Вы мне так и не ответили на вопрос о контактах с оппозицией.

В Казахстане нет ярко выраженной несистемной оппозиции. Совсем недавно там прошли парламентские выборы, по результатам которых в парламент попали три партии. В основном, они поддерживают президента, но есть и те, кто критикует. С главами всех этих партий я планирую встретиться.

Вы уделяете большое внимание разъяснительной работе, активно используете новые медиа. Насколько азиатский, мусульманский Казахстан отличается в этом плане от европейской и пока еще христианской Великобритании, где вы работали раньше?

Тут мне больше пригодился опыт работы в России.
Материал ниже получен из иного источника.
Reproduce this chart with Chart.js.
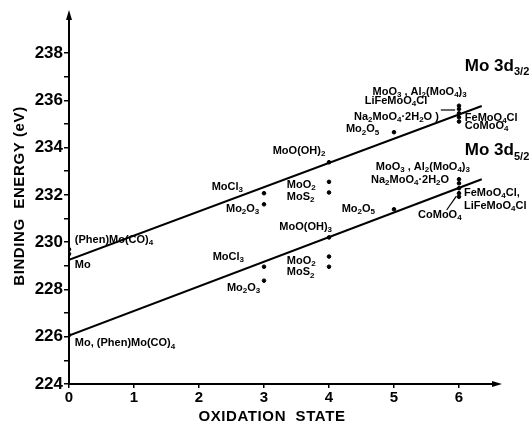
<!DOCTYPE html>
<html>
<head>
<meta charset="utf-8">
<script src="https://cdn.jsdelivr.net/npm/chart.js@4.4.1/dist/chart.umd.min.js"></script>
<style>
  body { margin: 0; background: #fff; }
  #wrap { width: 531px; height: 424px; }
</style>
</head>
<body>
<div id="wrap"><canvas id="xps-chart" width="531" height="424"></canvas></div>
<script>
// Data
// fitted lines (oxidation state -> binding energy)
var lineX = [0, 6.35];
var line32 = [229.25, 235.76];
var line52 = [226.05, 232.66];

// Mo 3d3/2 measured points
var ox32 = [0, 0, 3, 3, 4, 4, 4, 5, 6, 6, 6, 6, 6];
var be32 = [229.7, 229.5, 232.07, 231.6, 232.55, 232.1, 233.38, 234.65, 235.77, 235.63, 235.45, 235.28, 235.1];

// Mo 3d5/2 measured points
var ox52 = [0, 3, 3, 4, 4, 4, 5, 6, 6, 6, 6, 6];
var be52 = [226.07, 228.96, 228.37, 229.39, 228.96, 230.2, 231.39, 232.66, 232.49, 232.28, 232.07, 231.92];

var xTicks = [0, 1, 2, 3, 4, 5, 6];
var yTicks = [224, 225, 226, 227, 228, 229, 230, 231, 232, 233, 234, 235, 236, 237, 238];

// compound labels, "_" marks a subscript
var labelText = [
  '(Phen)Mo(CO)_4', 'Mo', 'MoCl_3', 'Mo_2O_3', 'MoO_2', 'MoS_2', 'MoO(OH)_2', 'Mo_2O_5',
  'MoO_3 , Al_2(MoO_4)_3', 'LiFeMoO_4Cl', 'Na_2MoO_4·2H_2O )', 'FeMoO_4Cl', 'CoMoO_4',
  'Mo, (Phen)Mo(CO)_4', 'MoCl_3', 'Mo_2O_3', 'MoO_2', 'MoS_2', 'MoO(OH)_3', 'Mo_2O_5',
  'MoO_3 , Al_2(MoO_4)_3', 'Na_2MoO_4·2H_2O', 'FeMoO_4Cl,', 'LiFeMoO_4Cl', 'CoMoO_4'
];
var labelX = [0.09, 0.09, 2.195, 2.415, 3.35, 3.35, 3.134, 4.26, 4.67, 4.55, 4.385, 6.09, 6.09,
              0.09, 2.21, 2.43, 3.35, 3.35, 3.235, 4.195, 4.72, 4.646, 6.077, 6.077, 5.37];
var labelY = [230.09, 229.03, 232.35, 231.4, 232.42, 231.92, 233.87, 234.77, 236.36, 235.98, 235.31, 235.26, 234.91,
              225.72, 229.38, 228.05, 229.22, 228.72, 230.63, 231.4, 233.17, 232.63, 232.07, 231.53, 231.15];

// peak names
var peakText = ['Mo 3d_{3/2}', 'Mo 3d_{5/2}'];
var peakX = [6.09, 6.09];
var peakY = [237.45, 233.87];

// leader lines from labels to the Mo(VI) clusters
var leaderX1 = [5.72, 5.81];
var leaderY1 = [235.59, 231.36];
var leaderX2 = [5.94, 5.96];
var leaderY2 = [235.59, 231.95];

function toPoints(xs, ys) {
  return xs.map(function (x, i) { return { x: x, y: ys[i] }; });
}

function parseSub(str) {
  var parts = [];
  var i = 0, buf = '';
  while (i < str.length) {
    var c = str[i];
    if (c === '_') {
      if (buf) { parts.push({ t: buf, sub: false }); buf = ''; }
      if (str[i + 1] === '{') {
        var end = str.indexOf('}', i);
        parts.push({ t: str.substring(i + 2, end), sub: true });
        i = end + 1;
      } else {
        parts.push({ t: str[i + 1], sub: true });
        i += 2;
      }
    } else {
      buf += c;
      i++;
    }
  }
  if (buf) parts.push({ t: buf, sub: false });
  return parts;
}

function drawRich(ctx, str, x, y, size, subSize, subDrop) {
  var parts = parseSub(str);
  var cx = x;
  parts.forEach(function (p) {
    ctx.font = 'bold ' + (p.sub ? subSize : size) + 'px "Liberation Sans", Arial, sans-serif';
    ctx.fillText(p.t, cx, p.sub ? y + subDrop : y);
    cx += ctx.measureText(p.t).width;
  });
}

var annotate = {
  id: 'annotate',
  afterDraw: function (chart) {
    var ctx = chart.ctx;
    var xs = chart.scales.x, ys = chart.scales.y;
    var area = chart.chartArea;
    ctx.save();
    ctx.fillStyle = '#000';
    ctx.strokeStyle = '#000';
    ctx.textBaseline = 'middle';
    ctx.textAlign = 'left';

    labelText.forEach(function (t, i) {
      drawRich(ctx, t, xs.getPixelForValue(labelX[i]), ys.getPixelForValue(labelY[i]), 11, 8, 3);
    });
    peakText.forEach(function (t, i) {
      drawRich(ctx, t, xs.getPixelForValue(peakX[i]), ys.getPixelForValue(peakY[i]), 17, 11, 6);
    });

    ctx.lineWidth = 1.2;
    leaderX1.forEach(function (x, i) {
      ctx.beginPath();
      ctx.moveTo(xs.getPixelForValue(x), ys.getPixelForValue(leaderY1[i]));
      ctx.lineTo(xs.getPixelForValue(leaderX2[i]), ys.getPixelForValue(leaderY2[i]));
      ctx.stroke();
    });

    // axis arrows
    ctx.beginPath();
    ctx.moveTo(area.left, area.top - 4);
    ctx.lineTo(area.left - 3, area.top + 6);
    ctx.lineTo(area.left + 3, area.top + 6);
    ctx.closePath();
    ctx.fill();
    ctx.beginPath();
    ctx.moveTo(area.right + 4, area.bottom);
    ctx.lineTo(area.right - 6, area.bottom - 3);
    ctx.lineTo(area.right - 6, area.bottom + 3);
    ctx.closePath();
    ctx.fill();

    // axis titles
    ctx.font = 'bold 15px "Liberation Sans", Arial, sans-serif';
    ctx.letterSpacing = '0.6px';
    ctx.textAlign = 'center';
    ctx.fillText('OXIDATION  STATE', 272, 417);
    ctx.translate(20, 196);
    ctx.rotate(-Math.PI / 2);
    ctx.fillText('BINDING  ENERGY (eV)', 0, 0);
    ctx.restore();
  }
};

var xpsChart = new Chart(document.getElementById('xps-chart').getContext('2d'), {
  type: 'scatter',
  data: {
    datasets: [
      { data: toPoints(lineX, line32), showLine: true, borderColor: '#000', borderWidth: 2, pointRadius: 0 },
      { data: toPoints(lineX, line52), showLine: true, borderColor: '#000', borderWidth: 2, pointRadius: 0 },
      { data: toPoints(ox32, be32), backgroundColor: '#000', borderColor: '#000', pointRadius: 1.8 },
      { data: toPoints(ox52, be52), backgroundColor: '#000', borderColor: '#000', pointRadius: 1.8 }
    ]
  },
  options: {
    responsive: false,
    animation: false,
    layout: { padding: { left: 0, right: 33, top: 14, bottom: 0 } },
    plugins: { legend: { display: false }, tooltip: { enabled: false } },
    scales: {
      x: {
        type: 'linear',
        min: 0,
        max: 6.6,
        afterFit: function (s) { s.height = 40; },
        afterBuildTicks: function (s) { s.ticks = xTicks.map(function (v) { return { value: v }; }); },
        ticks: { color: '#000', padding: 1, font: { family: '"Liberation Sans", Arial, sans-serif', size: 15, weight: 'bold' } },
        grid: { drawOnChartArea: false, color: '#000', lineWidth: 1.5, tickLength: 4 },
        border: { color: '#000', width: 2 }
      },
      y: {
        min: 224,
        max: 239.65,
        afterFit: function (s) { s.width = 69; },
        afterBuildTicks: function (s) { s.ticks = yTicks.map(function (v) { return { value: v }; }); },
        ticks: {
          color: '#000',
          padding: 1,
          font: { family: '"Liberation Sans", Arial, sans-serif', size: 17, weight: 'bold' },
          callback: function (v) { return v % 2 === 0 ? v : ''; }
        },
        grid: { drawOnChartArea: false, color: '#000', lineWidth: 1.5, tickLength: 5 },
        border: { color: '#000', width: 2 }
      }
    }
  },
  plugins: [annotate]
});
</script>
</body>
</html>
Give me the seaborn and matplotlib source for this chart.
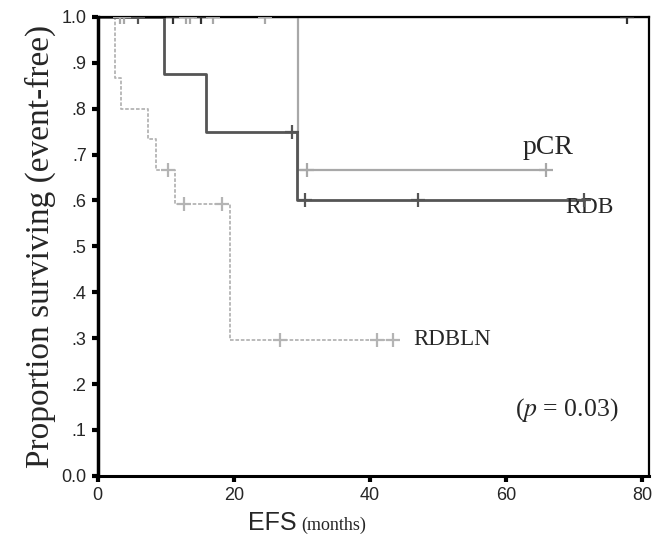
import pandas as pd
import numpy as np
import seaborn as sns
import matplotlib.pyplot as plt

# step curves: (time of drop, survival after drop)
rdbln_t = [0, 2.6, 3.4, 7.4, 8.5, 11.3, 19.4, 43.4]
rdbln_s = [1.0, 0.867, 0.800, 0.733, 0.667, 0.593, 0.296, 0.296]
rdbln_cens_t = [10.3, 12.6, 18.2, 26.8, 41.1, 43.4]
rdbln_cens_s = [0.667, 0.593, 0.593, 0.296, 0.296, 0.296]

rdb_t = [0, 9.7, 15.9, 29.3, 71.5]
rdb_s = [1.0, 0.875, 0.750, 0.600, 0.600]
rdb_cens_t = [5.9, 28.6, 30.5, 47.1, 71.5]
rdb_cens_s = [1.0, 0.750, 0.600, 0.600, 0.600]

pcr_t = [0, 29.5, 65.9]
pcr_s = [1.0, 0.667, 0.667]
pcr_cens_t = [3.2, 3.9, 12.9, 13.6, 16.9, 24.6, 30.8, 65.9]
pcr_cens_s = [1.0, 1.0, 1.0, 1.0, 1.0, 1.0, 0.667, 0.667]

other_t = [0, 81]
other_s = [1.0, 1.0]
other_cens_t = [11.1, 15.2, 77.8]
other_cens_s = [1.0, 1.0, 1.0]

xticks = [0, 20, 40, 60, 80]
yticks = [0.0, 0.1, 0.2, 0.3, 0.4, 0.5, 0.6, 0.7, 0.8, 0.9, 1.0]
ytick_labels = ['0.0', '.1', '.2', '.3', '.4', '.5', '.6', '.7', '.8', '.9', '1.0']

sns.set_style('white')
plt.rcParams['font.family'] = ['Liberation Sans', 'DejaVu Sans']

fig = plt.figure(figsize=(6.52, 5.42), dpi=100)
ax = fig.add_axes([0.150, 0.122, 0.845, 0.847])

curves = [
    (other_t, other_s, other_cens_t, other_cens_s, '#333333', '-', 1.6),
    (rdbln_t, rdbln_s, rdbln_cens_t, rdbln_cens_s, '#b4b4b4', (0, (2, 1)), 1.3),
    (pcr_t, pcr_s, pcr_cens_t, pcr_cens_s, '#a8a8a8', '-', 1.6),
    (rdb_t, rdb_s, rdb_cens_t, rdb_cens_s, '#555555', '-', 2.0),
]
for t, s, ct, cs, col, ls, lw in curves:
    df = pd.DataFrame({'t': t, 's': s})
    sns.lineplot(data=df, x='t', y='s', ax=ax, color=col, linestyle=ls,
                 linewidth=lw, drawstyle='steps-post', estimator=None, sort=False)
    cdf = pd.DataFrame({'t': ct, 's': cs})
    sns.scatterplot(data=cdf, x='t', y='s', ax=ax, marker='+', s=110,
                    color=col, linewidth=1.6, zorder=5)

ax.set_xlim(0, 81)
ax.set_ylim(0, 1.0)
ax.set_xticks(xticks)
ax.set_yticks(yticks)
ax.set_yticklabels(ytick_labels)
ax.tick_params(axis='both', direction='out', length=4, width=3, labelsize=13,
               color='black', pad=4, left=True, bottom=True)
for sp in ax.spines.values():
    sp.set_color('black')
    sp.set_linewidth(1.6)
ax.spines['left'].set_linewidth(2.5)
ax.spines['bottom'].set_linewidth(2.2)

ax.set_xlabel('')
ax.set_ylabel('Proportion surviving (event-free)', family='Liberation Serif',
              fontsize=24, labelpad=4)
fig.text(0.455, 0.022, 'EFS', fontsize=18, ha='right', va='baseline')
fig.text(0.462, 0.022, '(months)', fontsize=13, family='Liberation Serif',
         ha='left', va='baseline')

serif = 'Liberation Serif'
ax.text(62.4, 0.715, 'pCR', family=serif, fontsize=20, va='center')
ax.text(68.8, 0.584, 'RDB', family=serif, fontsize=17, va='center')
ax.text(46.4, 0.296, 'RDBLN', family=serif, fontsize=16.5, va='center')
ax.text(61.4, 0.144, r'($p$ = 0.03)', family=serif, fontsize=18.5, va='center',
        math_fontfamily='stix')

fig.savefig('out.png', dpi=100)
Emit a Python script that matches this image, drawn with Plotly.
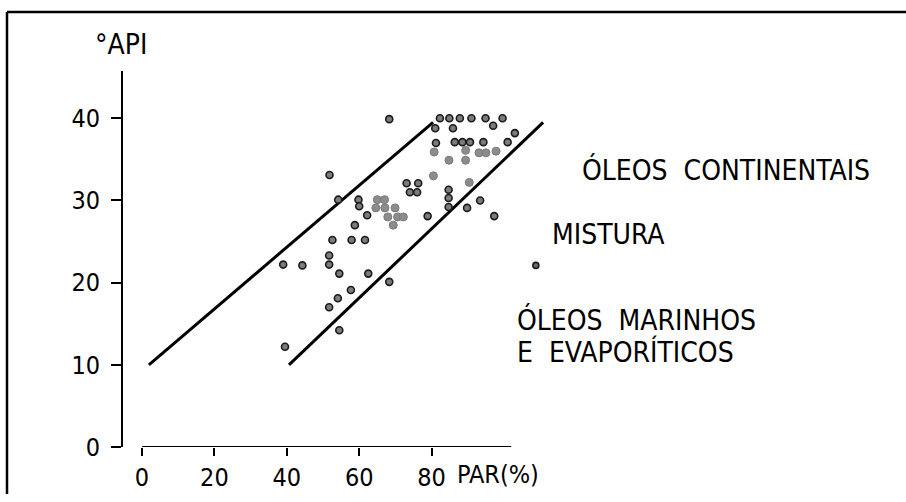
import plotly.graph_objects as go

# ---- data (PAR %, °API) ----
dark_par = [68.3, 82.3, 84.9, 87.8, 91.0, 94.9, 99.6, 81.0, 85.9, 97.0, 103.0,
            81.2, 86.4, 88.5, 90.6, 94.3, 101.0,
            84.7, 84.7, 84.7, 73.1, 76.3, 74.0, 76.0, 93.4, 89.8, 97.3, 78.9,
            51.8, 54.2, 59.8, 60.0, 62.2, 58.8, 52.6, 57.9, 61.6, 51.7,
            39.0, 44.3, 51.7, 54.5, 62.5, 68.3, 57.7, 54.1, 51.7, 54.5, 39.5]
dark_api = [39.9, 40.0, 40.0, 40.0, 40.0, 40.0, 40.0, 38.8, 38.8, 39.1, 38.2,
            37.0, 37.1, 37.1, 37.1, 37.1, 37.1,
            31.3, 30.3, 29.2, 32.1, 32.1, 31.0, 31.0, 30.0, 29.1, 28.1, 28.1,
            33.1, 30.1, 30.1, 29.3, 28.2, 27.0, 25.2, 25.2, 25.2, 23.3,
            22.2, 22.1, 22.2, 21.1, 21.1, 20.1, 19.1, 18.1, 17.0, 14.2, 12.2]

gray_par = [80.7, 89.4, 93.1, 95.0, 97.8, 84.8, 89.4, 80.5, 90.4,
            65.0, 67.0, 64.6, 67.1, 69.9, 67.9, 70.6, 72.2, 69.4]
gray_api = [35.9, 36.1, 35.8, 35.8, 36.0, 34.9, 34.9, 33.0, 32.2,
            30.1, 30.1, 29.1, 29.1, 29.1, 28.0, 28.0, 28.0, 27.0]

legend_par = [108.8]
legend_api = [22.1]

upper_line_par = [1.9, 80.4]
upper_line_api = [10.0, 39.5]
lower_line_par = [40.6, 110.8]
lower_line_api = [10.0, 39.5]

x_ticks = [0, 20, 40, 60, 80]
y_ticks = [0, 10, 20, 30, 40]

FONT = "Liberation Sans Narrow, DejaVu Sans Condensed, Arial Narrow, sans-serif"

fig = go.Figure()

fig.add_trace(go.Scatter(x=upper_line_par, y=upper_line_api, mode="lines",
                         line=dict(color="black", width=3), hoverinfo="skip"))
fig.add_trace(go.Scatter(x=lower_line_par, y=lower_line_api, mode="lines",
                         line=dict(color="black", width=3), hoverinfo="skip"))
fig.add_trace(go.Scatter(x=gray_par, y=gray_api, mode="markers",
                         marker=dict(size=8, color="#8c8c8c",
                                     line=dict(color="#7a7a7a", width=1)),
                         hoverinfo="skip", cliponaxis=False))
fig.add_trace(go.Scatter(x=dark_par, y=dark_api, mode="markers",
                         marker=dict(size=7, color="#7c7c7c",
                                     line=dict(color="#1a1a1a", width=1.6)),
                         hoverinfo="skip", cliponaxis=False))
fig.add_trace(go.Scatter(x=legend_par, y=legend_api, mode="markers",
                         marker=dict(size=6, color="#6a6a6a",
                                     line=dict(color="#1a1a1a", width=1.6)),
                         hoverinfo="skip", cliponaxis=False))

W, H = 906, 502
L, R, T, B = 123, 10, 71, 48
pw = W - L - R
ph = H - T - B

fig.update_layout(
    width=W, height=H,
    margin=dict(l=L, r=R, t=T, b=B, pad=0),
    paper_bgcolor="white", plot_bgcolor="white",
    showlegend=False,
    font=dict(family=FONT, size=25, color="black"),
    xaxis=dict(range=[-5.25, -5.25 + pw / 3.62], tickvals=x_ticks,
               ticks="outside", ticklen=8, tickwidth=2, tickcolor="black",
               showline=False, showgrid=False, zeroline=False,
               tickfont=dict(family=FONT, size=25, color="black")),
    yaxis=dict(range=[0, ph / 8.37], tickvals=y_ticks,
               ticks="outside", ticklen=10, tickwidth=2, tickcolor="black",
               showline=True, linewidth=2, linecolor="black",
               showgrid=False, zeroline=False, ticklabelstandoff=6,
               tickfont=dict(family=FONT, size=25, color="black")),
)

# x axis line (starts at 0, separate from the y axis)
fig.add_shape(type="line", xref="x", yref="y", x0=0, x1=102, y0=0, y1=0,
              line=dict(color="black", width=2))

# frame (left and top edges)
def px_x(p):
    return (p - L) / pw

def px_y(p):
    return (H - B - p) / ph

fig.add_shape(type="line", xref="paper", yref="paper",
              x0=px_x(7), x1=px_x(7), y0=px_y(502), y1=px_y(11),
              line=dict(color="black", width=2.5))
fig.add_shape(type="line", xref="paper", yref="paper",
              x0=px_x(7), x1=px_x(906), y0=px_y(11), y1=px_y(11),
              line=dict(color="black", width=2.5))

def ann(text, xp, yp, size, anchor="left"):
    fig.add_annotation(text=text, xref="paper", yref="paper",
                       x=px_x(xp), y=px_y(yp), xanchor=anchor, yanchor="middle",
                       showarrow=False, font=dict(family=FONT, size=size, color="black"))

ann("°API", 121, 44, 28, anchor="center")
ann("PAR(%)", 455, 482, 25)
ann("ÓLEOS  CONTINENTAIS", 580, 172, 28)
ann("MISTURA", 550, 238, 28)
ann("ÓLEOS  MARINHOS", 515, 325, 28)
ann("E  EVAPORÍTICOS", 515, 357, 28)

fig.write_html("out.html")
Казахстан – во многом русскоязычная страна. Почти все его жители говорят на русском – кстати, абсолютно чисто, без акцента. Русский – главный язык межнационального общения в Казахстане. Многие социальные сети, развитые в России – "Одноклассники", "В контакте" – в той же мере развиты и в Казахстане.

Но наша работа на этом направлении идет с учетом местных традиций, культуры. Я считаю, что это очень важно. Одно из направлений, которое мы считаем приоритетным – работа с молодыми элитами. В области культуры мы обращаемся к молодому поколению. Недавно мы участвовали в международном джазовом фестивале в Алма-Ате, было много молодежи. Собираемся участвовать в фестивале электронной музыки.

В Казахстане есть большая группа людей, которые, на мой взгляд, станут следующей элитой страны. Это выпускники программы "Болашак" – уникальной программы, которая стала одним из главных достижений Казахстана за период независимости. По ней несколько тысяч молодых граждан Казахстана едут учиться за границу на полном государственном обеспечении – стипендия покрывает не только учебу, но и другие расходы. Ребята отправляются учиться в ведущие университеты мира – и все возвращаются в Казахстан, что тоже уникально.

Все они востребованы, работают, знают иностранные языки. И эти люди, которым 30-40 лет – будущая элита Казахстана. Мы стараемся с ними работать, встречаться, привозим их в Израиль. У нас очень много планов связано с этой группой. И я с удовольствием могу сказать, что многие специалисты из Казахстана побывали в Израиле. Более тысячи врачей прошли у нас стажировку. Это тоже влияет на нашу репутацию, ведь когда приезжают врачи с израильским опытом – это чувствуется.

Когда к вам приезжают друзья из Израиля, что вы им показываете в первую очередь?

Первое место – это, конечно, Астана, чудо архитектуры, город, устремленный в будущее, и это чувствует каждый, кто приезжает в Астану. Но Казахстан – огромная страна, которая уделяет большое внимание и развитию туризма. Здесь огромный туристический потенциал, который пока не реализован. Разнообразие потрясает. На юге есть лыжные курорты, знаменитый каток "Медео", на западе – Каспийское море. Потенциал просто колоссальный.